As I have said, my three are rejecting self pity, perseverance, and curiosity. I think you can build a lot of good things from these three–including courage, fidelity, loyalty and even kindness–without getting stuck in unnecessary and silly complications. This would work in all religious frameworks, I think, at least within broad bounds. And if everyone embraced them, I think the world would be a much better place.
I think in particular what America is lacking, especially among our Anti-Liberal segment of the population, is curiosity. It’s not that they can’t understand people like me: it is that they don’t want to, and find the idea repugnant. Their morality stands on a house of cards that would tumble the moment it were subjected to honest and sustained scrutiny, and most of them intuitively know it.
But what this does is force you to be relentlessly aggressive, and the worse your behavior becomes, the more you HAVE to blame the Other. It’s a self reinforcing, nasty cycle that seemingly gets worse every month.

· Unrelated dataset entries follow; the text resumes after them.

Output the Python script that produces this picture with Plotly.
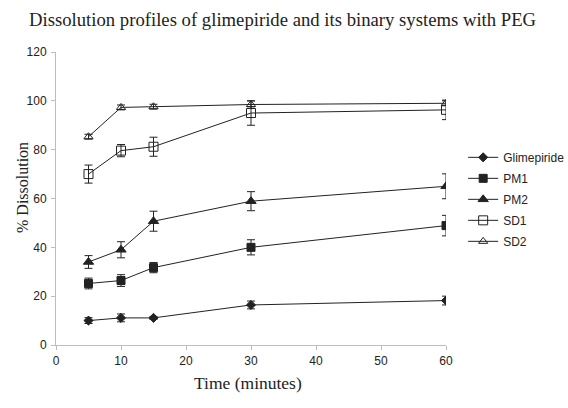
import plotly.graph_objects as go

# Sampling times (minutes)
time_min = [5, 10, 15, 30, 60]

# Mean % dissolved and standard deviations per formulation
glimepiride = [10.0, 11.1, 11.1, 16.4, 18.2]
glimepiride_sd = [1.2, 1.6, 0.6, 1.6, 1.8]

pm1 = [25.2, 26.4, 31.7, 40.0, 48.9]
pm1_sd = [2.2, 2.4, 2.1, 3.1, 4.2]

pm2 = [34.0, 39.0, 50.7, 58.9, 65.0]
pm2_sd = [2.6, 3.3, 4.1, 3.9, 5.1]

sd1 = [70.0, 79.6, 81.2, 95.0, 96.3]
sd1_sd = [3.7, 2.5, 3.9, 5.0, 4.0]

sd2 = [85.3, 97.3, 97.6, 98.5, 99.0]
sd2_sd = [1.0, 1.0, 1.0, 1.5, 1.0]

series = [
    ("Glimepiride", glimepiride, glimepiride_sd, "diamond", 7),
    ("PM1", pm1, pm1_sd, "square", 8),
    ("PM2", pm2, pm2_sd, "triangle-up", 9),
    ("SD1", sd1, sd1_sd, "square-open", 9),
    ("SD2", sd2, sd2_sd, "triangle-up-open", 8),
]

SERIF = "Liberation Serif, Times New Roman, serif"
SANS = "Liberation Sans, Arial, sans-serif"
INK = "#222222"

fig = go.Figure()
for name, vals, err, sym, size in series:
    fig.add_trace(go.Scatter(
        x=time_min, y=vals, name=name, mode="lines+markers",
        legendgroup=name,
        line=dict(color=INK, width=1),
        marker=dict(symbol=sym, size=size, color=INK,
                    line=dict(color=INK, width=1)),
        error_y=dict(type="data", array=err, visible=True,
                     color=INK, thickness=1, width=4),
    ))

axis_common = dict(
    showgrid=False, zeroline=False, showline=True,
    linecolor="#bdbdbd", linewidth=1,
    ticks="outside", ticklen=4, tickcolor="#bdbdbd",
    tickfont=dict(family=SANS, size=12, color=INK),
)

fig.update_layout(
    width=568, height=408,
    margin=dict(l=56, r=122, t=52, b=63, autoexpand=False),
    paper_bgcolor="white", plot_bgcolor="white",
    xaxis=dict(range=[0, 60], tickvals=[0, 10, 20, 30, 40, 50, 60],
               ticklabelstandoff=1, **axis_common),
    yaxis=dict(range=[0, 120], tickvals=[0, 20, 40, 60, 80, 100, 120],
               ticklabelstandoff=2, **axis_common),
    legend=dict(
        x=1.044, y=0.69, xanchor="left", yanchor="top",
        font=dict(family=SANS, size=12, color=INK),
        bgcolor="rgba(0,0,0,0)", itemwidth=30, tracegroupgap=2,
    ),
    showlegend=True,
    annotations=[
        dict(text="Dissolution profiles of glimepiride and its binary systems with PEG",
             xref="paper", yref="paper", x=(282.5 - 56) / 390, y=(345 - 20) / 293,
             xanchor="center", yanchor="middle", showarrow=False,
             font=dict(family=SERIF, size=18.7, color=INK)),
        dict(text="Time (minutes)",
             xref="paper", yref="paper", x=(247.5 - 56) / 390, y=(345 - 383) / 293,
             xanchor="center", yanchor="middle", showarrow=False,
             font=dict(family=SERIF, size=17.5, color=INK)),
        dict(text="% Dissolution", textangle=-90,
             xref="paper", yref="paper", x=(22 - 56) / 390, y=(345 - 188) / 293,
             xanchor="center", yanchor="middle", showarrow=False,
             font=dict(family=SERIF, size=16, color=INK)),
    ],
)

fig.write_html("out.html")
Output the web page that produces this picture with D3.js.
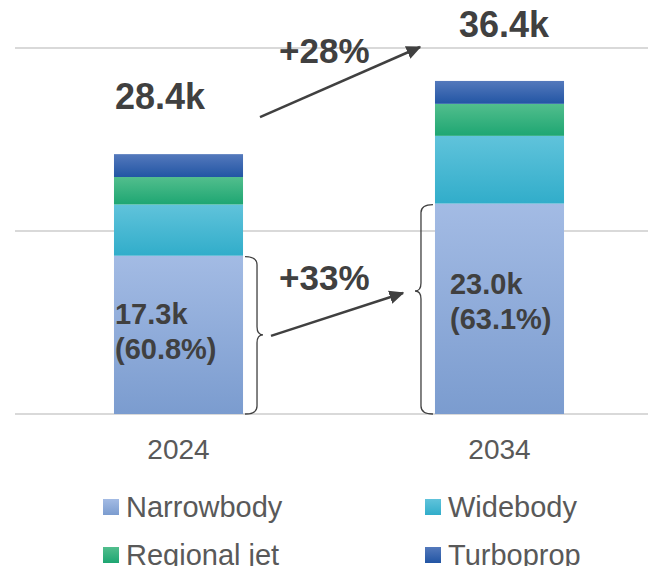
<!DOCTYPE html>
<html>
<head>
<meta charset="utf-8">
<script src="https://cdn.jsdelivr.net/npm/d3@7/dist/d3.min.js"></script>
<style>
  body { margin: 0; background: #fff; }
  svg { display: block; font-family: "Liberation Sans", Arial, sans-serif; }
</style>
</head>
<body>
<div id="canvas"></div>
<script>
// Data

let years = ["2024", "2034"];
let series = ["Narrowbody", "Widebody", "Regional jet", "Turboprop"];
let narrowbody = [17.3, 23.0];
let widebody = [5.6, 7.4];
let regionalJet = [3.0, 3.5];
let turboprop = [2.5, 2.5];
let totalLabels = ["28.4k", "36.4k"];
let narrowLabels = [["17.3k", "(60.8%)"], ["23.0k", "(63.1%)"]];
let growthTotal = "+28%";
let growthNarrow = "+33%";
let yTicks = [0, 20, 40];

// Colours (top / bottom of each gradient)

let colors = {
    "Narrowbody":   ["#a3bbe4", "#7b9ccf"],
    "Widebody":     ["#60c3db", "#31adca"],
    "Regional jet": ["#52be8d", "#1ea672"],
    "Turboprop":    ["#5479bc", "#2255a4"]
};

let W = 648, H = 566;
let ink = "#404040";

let svg = d3.select("#canvas")
    .append("svg")
    .attr("width", W)
    .attr("height", H);

let defs = svg.append("defs");
series.forEach((s, i) => {
    let g = defs.append("linearGradient")
        .attr("id", "grad" + i)
        .attr("x1", 0).attr("y1", 0).attr("x2", 0).attr("y2", 1);
    g.append("stop").attr("offset", "0%").attr("stop-color", colors[s][0]);
    g.append("stop").attr("offset", "100%").attr("stop-color", colors[s][1]);
});

defs.append("marker")
    .attr("id", "arrow")
    .attr("viewBox", "0 0 10 10")
    .attr("refX", 9).attr("refY", 5)
    .attr("markerWidth", 6).attr("markerHeight", 5.5)
    .attr("markerUnits", "strokeWidth")
    .attr("orient", "auto")
    .attr("preserveAspectRatio", "none")
    .append("path")
    .attr("d", "M0,0 L10,5 L0,10 z")
    .attr("fill", ink);

// Scales

let xScale = d3.scaleBand()
    .domain(years)
    .range([18, 660])
    .paddingInner(0.598)
    .paddingOuter(0.299);

let yScale = d3.scaleLinear()
    .domain([0, 40])
    .range([414, 48]);

// Gridlines

svg.append("g")
    .selectAll("line")
    .data(yTicks)
    .join("line")
    .attr("x1", 15).attr("x2", W)
    .attr("y1", d => yScale(d)).attr("y2", d => yScale(d))
    .attr("stroke", "#d9d9d9")
    .attr("stroke-width", 2);

// Stacked bars

let rows = years.map((y, i) => ({
    year: y,
    "Narrowbody": narrowbody[i],
    "Widebody": widebody[i],
    "Regional jet": regionalJet[i],
    "Turboprop": turboprop[i]
}));

let stacked = d3.stack().keys(series)(rows);

svg.append("g")
    .selectAll("g")
    .data(stacked)
    .join("g")
    .attr("fill", (d, i) => "url(#grad" + i + ")")
    .selectAll("rect")
    .data(d => d)
    .join("rect")
    .attr("x", d => xScale(d.data.year))
    .attr("width", xScale.bandwidth())
    .attr("y", d => yScale(d[1]))
    .attr("height", d => yScale(d[0]) - yScale(d[1]));

// X axis labels

svg.append("g")
    .attr("transform", "translate(0," + yScale(0) + ")")
    .call(d3.axisBottom(xScale).tickSize(0).tickPadding(25))
    .call(g => g.select(".domain").remove())
    .selectAll("text")
    .style("font-family", "Liberation Sans, Arial, sans-serif")
    .style("font-size", "28px")
    .attr("fill", "#595959");

// Totals

let bw = xScale.bandwidth();
let x0 = xScale(years[0]), x1 = xScale(years[1]);
let top0 = yScale(narrowbody[0] + widebody[0] + regionalJet[0] + turboprop[0]);
let top1 = yScale(narrowbody[1] + widebody[1] + regionalJet[1] + turboprop[1]);

svg.append("text")
    .attr("x", x0 + 1).attr("y", top0 - 45)
    .style("font-size", "36px").style("font-weight", 700)
    .attr("fill", ink)
    .text(totalLabels[0]);

svg.append("text")
    .attr("x", x1 + 24).attr("y", top1 - 44)
    .style("font-size", "36px").style("font-weight", 700)
    .attr("fill", ink)
    .text(totalLabels[1]);

// Narrowbody labels inside bars

narrowLabels.forEach((lab, i) => {
    let xb = xScale(years[i]) + (i === 0 ? 1 : 15);
    let mid = (yScale(0) + yScale(narrowbody[i])) / 2;
    let t = svg.append("text")
        .attr("x", xb)
        .attr("y", mid - 11 + (i === 0 ? 0 : -4))
        .style("font-size", "29px").style("font-weight", 700)
        .attr("fill", ink);
    t.append("tspan").attr("x", xb).text(lab[0]);
    t.append("tspan").attr("x", xb).attr("dy", 35).text(lab[1]);
});

// Braces

let n0 = yScale(narrowbody[0]), n1 = yScale(narrowbody[1]), base = yScale(0);

function brace(xEdge, yTop, yBot, yTip, dir) {
    // dir = 1 opens right (like "}"), -1 like "{"
    let a = xEdge, b = xEdge + dir * 12, c = xEdge + dir * 18;
    let r = 8;
    return "M" + a + "," + yTop +
        " Q" + b + "," + yTop + " " + b + "," + (yTop + r) +
        " L" + b + "," + (yTip - r) +
        " Q" + b + "," + yTip + " " + c + "," + yTip +
        " Q" + b + "," + yTip + " " + b + "," + (yTip + r) +
        " L" + b + "," + (yBot - r) +
        " Q" + b + "," + yBot + " " + a + "," + yBot;
}

let tip0 = (n0 + base) / 2;
let tip1 = 291;

svg.append("path")
    .attr("d", brace(x0 + bw + 2, n0 + 1, base, tip0, 1))
    .attr("fill", "none").attr("stroke", ink).attr("stroke-width", 1.3);

svg.append("path")
    .attr("d", brace(x1 - 2, n1 + 1, base, tip1, -1))
    .attr("fill", "none").attr("stroke", ink).attr("stroke-width", 1.3);

// Growth arrows

svg.append("line")
    .attr("x1", x0 + bw + 28).attr("y1", tip0 + 1)
    .attr("x2", x1 - 32).attr("y2", tip1 + 2)
    .attr("stroke", ink).attr("stroke-width", 2.5)
    .attr("marker-end", "url(#arrow)");

svg.append("text")
    .attr("x", x0 + bw + 36).attr("y", 290)
    .style("font-size", "35px").style("font-weight", 700)
    .attr("fill", ink)
    .text(growthNarrow);

svg.append("line")
    .attr("x1", x0 + bw + 17).attr("y1", top0 - 37)
    .attr("x2", x1 - 15).attr("y2", yScale(40) - 1)
    .attr("stroke", ink).attr("stroke-width", 2.5)
    .attr("marker-end", "url(#arrow)");

svg.append("text")
    .attr("x", x0 + bw + 36).attr("y", 63)
    .style("font-size", "35px").style("font-weight", 700)
    .attr("fill", ink)
    .text(growthTotal);

// Legend

let legend = svg.append("g")
    .selectAll("g")
    .data(series)
    .join("g")
    .attr("transform", (d, i) => "translate(" + (i % 2 === 0 ? 103 : 425) + "," + (i < 2 ? 499 : 547) + ")");

legend.append("rect")
    .attr("width", 16).attr("height", 16)
    .attr("fill", (d, i) => "url(#grad" + i + ")");

legend.append("text")
    .attr("x", 23).attr("y", 18)
    .style("font-size", "29px")
    .attr("fill", "#595959")
    .text(d => d);
</script>
</body>
</html>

I would question where any President has made a more divisive speech than the one Joe Biden just delivered. Even on the brink of the Civil War Lincoln was nothing but conciliatory. Even at the END of the Civil War he was nothing but conciliatory. I would ask: where has any President insulted so blatantly and unfairly the truck drivers, steel workers, small business owners, farmers and car mechanics of this nation, along with their families? He just called, by area, roughly 90% of the nation “semi-fascists” for wanting secure borders, election integrity, and sane fiscal policy.